# Information provided
◆ ◆ ◆ ◆ ◆

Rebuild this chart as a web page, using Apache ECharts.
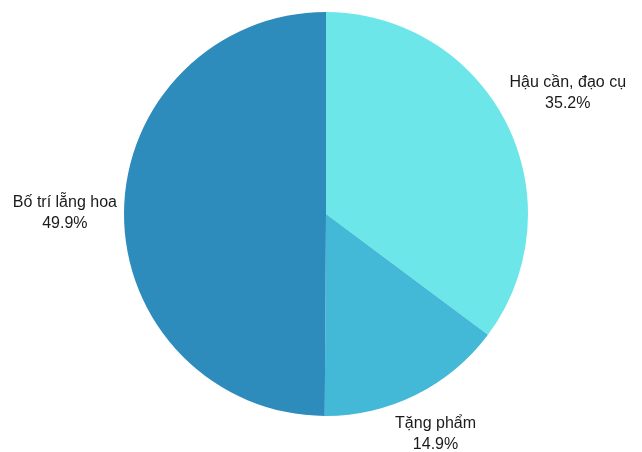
<!DOCTYPE html>
<html>
<head>
<meta charset="utf-8">
<script src="https://cdn.jsdelivr.net/npm/echarts@6/dist/echarts.min.js"></script>
<style>
  html, body { margin: 0; padding: 0; background: #fff; }
  #chart { width: 642px; height: 452px; }
</style>
</head>
<body>
<div id="chart"></div>
<script>
const categories = ['Hậu cần, đạo cụ', 'Tặng phẩm', 'Bố trí lẵng hoa'];
const shares = [35.2, 14.9, 49.9];
const colors = ['#6de6ea', '#43b8d7', '#2e8cbc'];

const cx = 326, cy = 214, r = 202;
const total = shares.reduce((a, b) => a + b, 0);

// mid angle of each slice, clockwise from 12 o'clock
const midAngles = [];
let acc = 0;
shares.forEach(v => {
  midAngles.push((acc + v / 2) / total * Math.PI * 2);
  acc += v;
});

const chart = echarts.init(document.getElementById('chart'));
chart.setOption({
  animation: false,
  color: colors,
  series: [{
    type: 'pie',
    center: [cx, cy],
    radius: r,
    startAngle: 90,
    clockwise: true,
    avoidLabelOverlap: false,
    data: categories.map((name, i) => ({ name, value: shares[i] })),
    label: {
      show: true,
      position: 'outside',
      formatter: p => p.name + '\n' + p.value.toFixed(1) + '%',
      fontFamily: 'Liberation Sans, Arial, sans-serif',
      fontSize: 16,
      lineHeight: 21,
      color: '#1a1a1a'
    },
    labelLine: { show: false },
    labelLayout: params => {
      const a = midAngles[params.dataIndex];
      const dx = Math.sin(a), dy = -Math.cos(a);
      const w = params.labelRect.width, h = params.labelRect.height;
      const d = r + 7 + w / 2 * Math.abs(dx) + h / 2 * Math.abs(dy);
      return { x: cx + d * dx, y: cy + d * dy, align: 'center', verticalAlign: 'middle' };
    },
    emphasis: { disabled: true }
  }]
});
</script>
</body>
</html>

◆ ◆ ◆ ◆ ◆

# Work to be completed
Make an exact copy of the lines from the top of the material through the line with "const total = shares.reduce((a, b)", pictures excluded.

# Result for this task
Rebuild this chart as a web page, using Apache ECharts.
<!DOCTYPE html>
<html>
<head>
<meta charset="utf-8">
<script src="https://cdn.jsdelivr.net/npm/echarts@6/dist/echarts.min.js"></script>
<style>
  html, body { margin: 0; padding: 0; background: #fff; }
  #chart { width: 642px; height: 452px; }
</style>
</head>
<body>
<div id="chart"></div>
<script>
const categories = ['Hậu cần, đạo cụ', 'Tặng phẩm', 'Bố trí lẵng hoa'];
const shares = [35.2, 14.9, 49.9];
const colors = ['#6de6ea', '#43b8d7', '#2e8cbc'];

const cx = 326, cy = 214, r = 202;
const total = shares.reduce((a, b) => a + b, 0);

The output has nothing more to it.